JCT Design and Build 2016
- Allows the employer to omit work (5.1.1.1).
- Does not allow the employer to reassign the omitted works.
- The omitted works are to be valued by agreement or by the quantity surveyor, with no indication on margin inclusion.
Practice considerations, limitation and risks
Negative variations are intended as a tool to address technical or commercial doubt in the scope of works. The standard forms generally allow for omissions but not for the principal to undertake the omitted works or reassign them. Without clear contractual terms, such actions would be objectionable.
The standard forms also generally allow for the contractor to retain its margin on the omitted work. Principals will often seek to negotiate this.
There are limitations and risks in using negative variations.
- Substantial omissions - regardless of whether a contract allows negative variations, drafting needs to be clear as to the potential extent of substantial omissions. Substantial omissions are often described as ‘termination by stealth’ and may constitute a breach of contract or repudiation.
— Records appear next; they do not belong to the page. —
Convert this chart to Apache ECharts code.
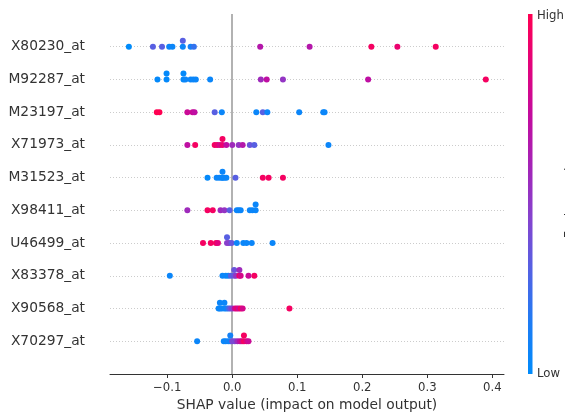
<!DOCTYPE html>
<html><head><meta charset="utf-8">
<script src="https://cdn.jsdelivr.net/npm/echarts@6/dist/echarts.min.js"></script>
<style>html,body{margin:0;padding:0;background:#fff;overflow:hidden}#c{width:565px;height:414px}</style>
</head><body><div id="c"></div>
<script>
// Features, listed top to bottom as in the chart
const featureNames = ['X80230_at','M92287_at','M23197_at','X71973_at','M31523_at','X98411_at','U46499_at','X83378_at','X90568_at','X70297_at'];
const xTicks = [-0.1, 0.0, 0.1, 0.2, 0.3, 0.4];
const colorbarLabels = ['High', 'Low'];

// SHAP values and (normalised) feature values per feature
const shap_X80230 = [-0.159,-0.122,-0.108,-0.097,-0.092,-0.076,-0.076,-0.064,-0.059,0.043,0.119,0.214,0.254,0.313];
const feat_X80230 = [0.0,0.3,0.3,0.05,0.05,0.05,0.3,0.1,0.2,0.65,0.65,0.95,0.9,0.95];
const shap_M92287 = [-0.115,-0.101,-0.101,-0.075,-0.075,-0.072,-0.064,-0.060,-0.056,-0.034,0.044,0.053,0.078,0.209,0.390];
const feat_M92287 = [0.02,0.02,0.02,0.02,0.02,0.05,0.05,0.05,0.05,0.05,0.55,0.7,0.5,0.7,0.95];
const shap_M23197 = [-0.116,-0.112,-0.069,-0.061,-0.058,-0.027,-0.016,0.037,0.047,0.054,0.103,0.140,0.142];
const feat_M23197 = [1,1,0.75,0.75,0.7,0.3,0.05,0.05,0.3,0.05,0.05,0.05,0.05];
const shap_X71973 = [-0.069,-0.057,-0.027,-0.023,-0.019,-0.015,-0.015,-0.009,0.000,0.010,0.016,0.027,0.034,0.148];
const feat_X71973 = [0.7,0.95,0.95,0.9,0.8,0.9,0.95,0.7,0.55,0.5,0.65,0.35,0.3,0.05];
const shap_M31523 = [-0.038,-0.024,-0.020,-0.016,-0.015,-0.015,-0.012,-0.009,0.005,0.047,0.056,0.078];
const feat_M31523 = [0.02,0.05,0.05,0.05,0.05,0.05,0.05,0.05,0.3,0.95,0.95,0.95];
const shap_X98411 = [-0.069,-0.038,-0.030,-0.018,-0.012,-0.004,0.007,0.010,0.013,0.027,0.031,0.036,0.036];
const feat_X98411 = [0.55,0.95,0.95,0.55,0.5,0.3,0.05,0.05,0.05,0.05,0.05,0.05,0.05];
const shap_U46499 = [-0.045,-0.033,-0.025,-0.022,-0.008,-0.008,-0.005,-0.001,0.007,0.017,0.022,0.030,0.062];
const feat_U46499 = [0.95,0.95,0.95,0.85,0.45,0.3,0.45,0.35,0.05,0.05,0.05,0.05,0.05];
const shap_X83378 = [-0.096,-0.015,-0.010,-0.006,-0.002,0.003,0.003,0.006,0.011,0.011,0.013,0.025,0.034];
const feat_X83378 = [0.05,0.05,0.05,0.05,0.3,0.35,0.35,0.5,0.95,0.55,0.8,0.75,0.95];
const shap_X90568 = [-0.021,-0.019,-0.019,-0.016,-0.012,-0.012,-0.009,-0.006,-0.003,0.000,0.004,0.007,0.010,0.013,0.016,0.088];
const feat_X90568 = [0.05,0.05,0.05,0.05,0.05,0.05,0.05,0.2,0.35,0.45,0.75,0.9,0.75,0.95,0.8,0.95];
const shap_X70297 = [-0.054,-0.013,-0.010,-0.006,-0.003,-0.003,0.000,0.004,0.008,0.012,0.015,0.018,0.018,0.022,0.025];
const feat_X70297 = [0.05,0.05,0.05,0.1,0.05,0.1,0.4,0.4,0.55,0.7,0.8,0.95,0.95,0.85,0.75];

const shapRows = [shap_X80230,shap_M92287,shap_M23197,shap_X71973,shap_M31523,shap_X98411,shap_U46499,shap_X83378,shap_X90568,shap_X70297];
const featRows = [feat_X80230,feat_M92287,feat_M23197,feat_X71973,feat_M31523,feat_X98411,feat_U46499,feat_X83378,feat_X90568,feat_X70297];

const colorStops = ['#008bfb','#1e7cf4','#5362e4','#8444cf','#a325b8','#c20c9f','#e2037c','#ff0052'];

function hexToRgb(h) { return [1, 3, 5].map(i => parseInt(h.substr(i, 2), 16)); }
function cmap(t) {
  t = Math.max(0, Math.min(1, t));
  const s = t * (colorStops.length - 1), i = Math.min(Math.floor(s), colorStops.length - 2), f = s - i;
  const a = hexToRgb(colorStops[i]), b = hexToRgb(colorStops[i + 1]);
  return 'rgb(' + a.map((v, k) => Math.round(v + (b[k] - v) * f)).join(',') + ')';
}

// shap-style beeswarm vertical layout
function beeswarm(vals) {
  const n = vals.length, mn = Math.min(...vals), mx = Math.max(...vals);
  const quant = vals.map(v => Math.round(100 * (v - mn) / (mx - mn + 1e-8)));
  const inds = vals.map((_, i) => i).sort((a, b) => (quant[a] - quant[b]) || (a - b));
  let layer = 0, last = -1; const ys = new Array(n).fill(0);
  for (const i of inds) {
    if (quant[i] !== last) layer = 0;
    ys[i] = Math.ceil(layer / 2) * ((layer % 2) * 2 - 1);
    layer++; last = quant[i];
  }
  const m = Math.max(...ys.map(y => y + 1));
  return ys.map(y => y * 0.9 * 0.4 / m);
}

const N = featureNames.length;
const points = [];
shapRows.forEach((vals, t) => {
  const pos = N - 1 - t;
  const ys = beeswarm(vals);
  vals.forEach((v, i) => points.push({value: [v, pos + ys[i], featRows[t][i]],
    itemStyle: {color: cmap(featRows[t][i])}}));
});

const FONT = 'DejaVu Sans';
const chart = echarts.init(document.getElementById('c'), null, {renderer: 'canvas'});
chart.setOption({
  animation: false,
  backgroundColor: '#fff',
  textStyle: {fontFamily: FONT},
  grid: {left: 110, right: 61, top: 14, bottom: 40, containLabel: false, outerBoundsMode: 'none'},
  xAxis: {
    type: 'value', min: -0.188, max: 0.418,
    axisLine: {show: true, onZero: false, lineStyle: {color: '#333', width: 1}},
    axisTick: {show: true, customValues: xTicks, length: 4, lineStyle: {color: '#333', width: 1}},
    axisLabel: {customValues: xTicks, fontSize: 11.7, color: '#333', margin: 8, fontFamily: FONT,
      formatter: v => (v < 0 ? '\u2212' : '') + Math.abs(v).toFixed(1)},
    splitLine: {show: false},
    name: 'SHAP value (impact on model output)', nameLocation: 'middle', nameGap: 22,
    nameTextStyle: {fontSize: 13.8, color: '#333', fontFamily: FONT}
  },
  yAxis: {
    type: 'value', min: -1, max: N, interval: 1,
    axisLine: {show: false}, axisTick: {show: false}, splitLine: {show: false},
    axisLabel: {fontSize: 13.8, color: '#333', margin: 25, fontFamily: FONT,
      formatter: v => (v >= 0 && v < N) ? featureNames[N - 1 - v] : ''}
  },
  series: [
    {
      type: 'scatter', data: [], z: 1, silent: true,
      markLine: {
        silent: true, symbol: 'none', label: {show: false}, animation: false, z: 1,
        data: featureNames.map((_, i) => ({yAxis: i, lineStyle: {color: '#cccccc', width: 1, type: [1, 2]}}))
          .concat([{xAxis: 0, lineStyle: {color: '#999999', width: 1.5, type: 'solid'}}])
      }
    },
    {
      type: 'scatter', data: points, symbol: 'circle', symbolSize: 6, z: 10, silent: true,
      itemStyle: {opacity: 1, borderWidth: 0},
      emphasis: {disabled: true}
    }
  ],
  graphic: [
    {type: 'rect', shape: {x: 528, y: 14, width: 4.5, height: 360}, z: 10,
     style: {fill: new echarts.graphic.LinearGradient(0, 1, 0, 0,
       colorStops.map((c, i) => ({offset: i / (colorStops.length - 1), color: c})))}},
    {type: 'text', x: 537, y: 16, z: 10, style: {text: colorbarLabels[0], fontSize: 11.7, fill: '#333', fontFamily: FONT, textVerticalAlign: 'middle'}},
    {type: 'text', x: 537, y: 374, z: 10, style: {text: colorbarLabels[1], fontSize: 11.7, fill: '#333', fontFamily: FONT, textVerticalAlign: 'middle'}},
    {type: 'text', x: 563.5, y: 195, rotation: Math.PI / 2, z: 10,
     style: {text: 'Feature value', fontSize: 12.7, fill: '#333', fontFamily: FONT, textAlign: 'center', textVerticalAlign: 'top'}}
  ]
});
</script>
</body></html>
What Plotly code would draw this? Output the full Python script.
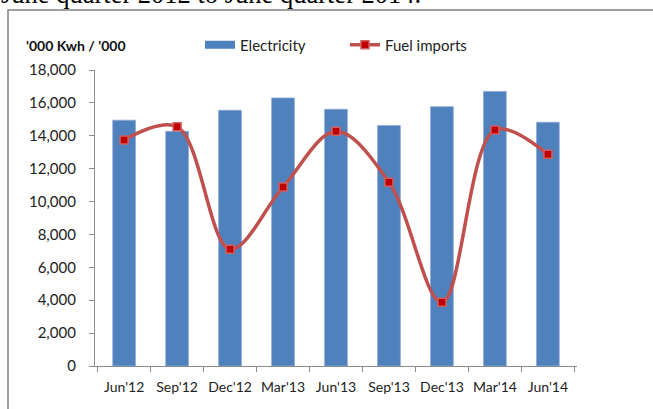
import plotly.graph_objects as go

categories = ["Jun'12", "Sep'12", "Dec'12", "Mar'13", "Jun'13", "Sep'13", "Dec'13", "Mar'14", "Jun'14"]
electricity = [14950, 14270, 15550, 16300, 15610, 14620, 15770, 16700, 14820]
fuel_imports = [13750, 14550, 7100, 10880, 14270, 11170, 3870, 14350, 12870]
y_ticks = [0, 2000, 4000, 6000, 8000, 10000, 12000, 14000, 16000, 18000]

W, H = 653, 409
L, R, T, B = 95, 76, 70, 43
PW, PH = W - L - R, H - T - B


def px(x):
    return (x - L) / PW


def py(y):
    return (H - B - y) / PH


font_main = "Lato, 'Open Sans', sans-serif"
blue = "#4F81BD"

fig = go.Figure()
fig.add_trace(go.Bar(
    x=categories, y=electricity, name="Electricity", showlegend=False,
    legendgroup="elec",
    marker=dict(color=blue, line=dict(color="#8EAADB", width=0.8)),
    width=0.43,
))
# legend entry for bars (wide rectangle like the original)
fig.add_trace(go.Scatter(
    x=[None], y=[None], mode="lines", name="Electricity", legendgroup="elec",
    line=dict(color=blue, width=8),
))
fig.add_trace(go.Scatter(
    x=categories, y=fuel_imports, name="Fuel imports", mode="lines+markers",
    line=dict(color="#C0504D", width=3.5, shape="spline", smoothing=1.0),
    marker=dict(symbol="square", size=8, color="#C00000", line=dict(color="#D06060", width=1.5)),
))

fig.update_layout(
    width=W, height=H,
    margin=dict(l=L, r=R, t=T, b=B, autoexpand=False),
    paper_bgcolor="white", plot_bgcolor="white",
    font=dict(family=font_main, size=15, color="#222"),
    showlegend=True,
    legend=dict(orientation="h", x=px(200), y=py(45), xanchor="left", yanchor="middle",
                font=dict(size=15, color="#222"), bgcolor="rgba(0,0,0,0)",
                entrywidth=100, traceorder="normal"),
    xaxis=dict(
        showline=True, linecolor="#8c8c8c", linewidth=1.2,
        ticks="outside", ticklen=5, tickcolor="#8c8c8c", tickson="boundaries",
        tickangle=0, ticklabelstandoff=8,
        showgrid=False, tickfont=dict(size=14, color="#222"),
    ),
    yaxis=dict(
        range=[0, 18000], tickvals=y_ticks, tickformat=",d",
        showline=True, linecolor="#8c8c8c", linewidth=1.2,
        ticks="outside", ticklen=5, tickcolor="#8c8c8c", ticklabelstandoff=10,
        showgrid=False, zeroline=False, tickfont=dict(size=15, color="#222"),
    ),
    shapes=[dict(type="rect", xref="paper", yref="paper",
                 x0=px(8), x1=px(720), y0=py(10), y1=py(460),
                 line=dict(color="#808080", width=1.5), fillcolor="rgba(0,0,0,0)", layer="below")],
    annotations=[
        dict(text="<b>'000 Kwh / '000</b>", xref="paper", yref="paper", x=px(24), y=py(45),
             xanchor="left", yanchor="middle", showarrow=False, font=dict(size=14, color="#111")),
        dict(text="June quarter 2012 to June quarter 2014.", xref="paper", yref="paper",
             x=px(-1), y=py(11), xanchor="left", yanchor="bottom", showarrow=False,
             font=dict(family="'Liberation Serif', serif", size=26.5, color="#000")),
    ],
)

fig.write_html("out.html", config={"displayModeBar": False},
               post_script="document.body.style.margin='0';document.body.style.overflow='hidden';")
The Court will consider whether the omission undermines the original bargin struck between the parties.
- Contractor’s remedy - where a principal is found to be in breach, the contractor’s remedy is usually the award of its lost profit on the omitted works and any direct costs incurred in anticipation of undertaking those works.
Take-outs
Negative variations must be carefully managed to ensure compliance with contractual terms, and should be considered and clearly agreed at the outset of the contract to mitigate risks and disputes later on.
Anyone thinking of issuing a negative variation should take care to review their existing contract and the underlying common law position, to ensure they are not risking a breach of contract or repudiation claim.